No entanto, o presidente da ASF tem uma posição diferente e tem vindo a garantir que não compete ao regulador pronunciar-se sobre a idoneidade de Tomás Correia, uma vez que a regulação da mutualista Montepio ainda cabe ao Ministério do Trabalho. Isto porque, segundo José Almaça, apesar de existir um novo Código das Associações Mutualistas, ainda está em curso o período transitório (que pode durar até 12 anos) de convergência da Associação Mutualista Montepio com o regime de supervisão financeira do setor segurador e só depois disso é que o regulador dos seguros assume essas competências.

A questão ganha maior relevo depois de o presidente da Mutualista ter garantido, esta quarta-feira, que é «prática comum entre as instituições financeiras em Portugal e no estrangeiro» a responsabilidade de pagar os processos envolvendo atuais ou antigos administradores, revelou em comunicado. Tal como o SOL avançou na edição passada, caberá ao Banco Montepio o pagamento de coimas de cinco milhões de euros exigidos pelo Banco de Portugal (BdP). Isto porque na Assembleia-geral realizada em 16 de março de 2018 pela Caixa Económica foi escrito em ata que o pagamento dos custos dos atuais ou antigos administradores com processos resultantes da sua atividade na Caixa Económica que decorressem de decisões de entidades oficiais caberia à instituição financeira, agora liderada por Carlos Tavares. 

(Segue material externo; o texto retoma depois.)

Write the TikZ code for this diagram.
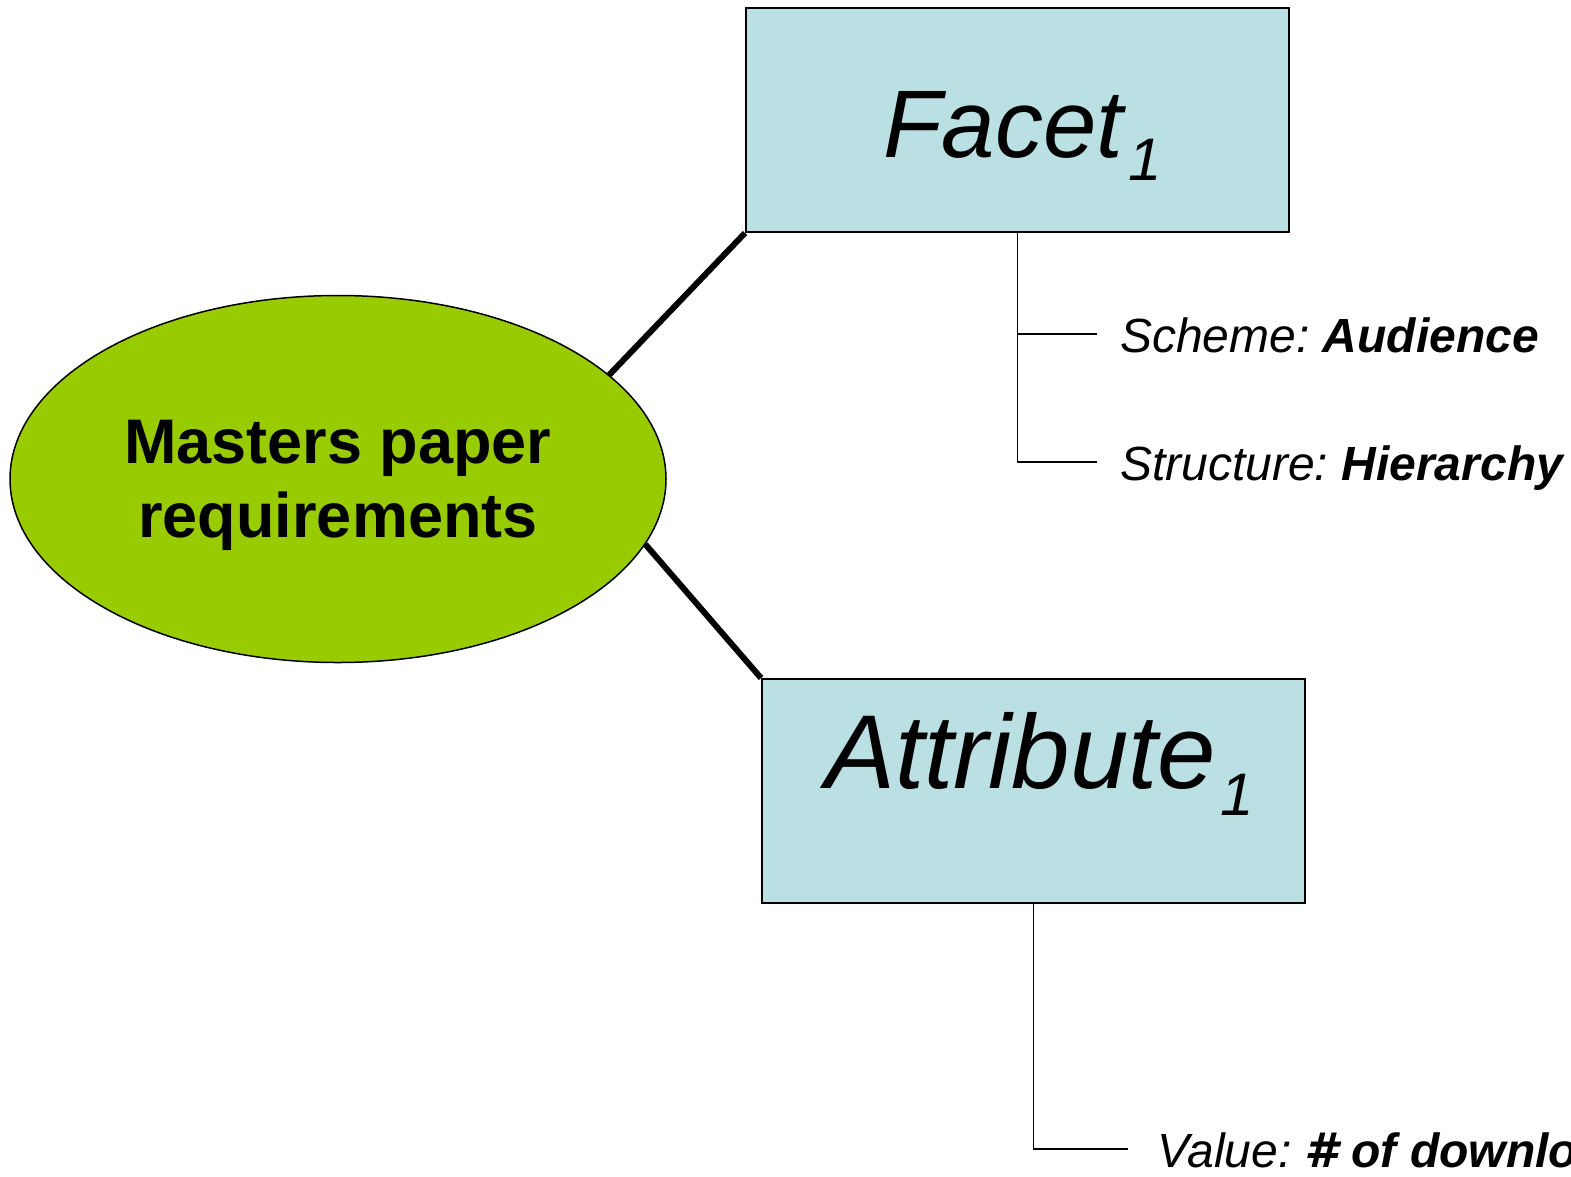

Em causa está a condenação, por parte do BdP, de Tomás Correia, que terá de pagar uma multa de 1,25 milhões de euros, depois de o regulador ter detetado falhas enquanto exercia o cargo de presidente do agora denominado Banco Montepio, entre 2008 e 2015.

Ainda na semana passada, os deputados da Comissão de Orçamento de Finanças aprovaram os requerimentos de PSD e BE para serem ouvidos com urgência o regulador dos seguros e o ministro do Trabalho para esclarecer a quem cabe a avaliação da idoneidade do presidente da Associação Mutualista Montepio. Contudo, ainda não se sabe quando decorrerão essas audições.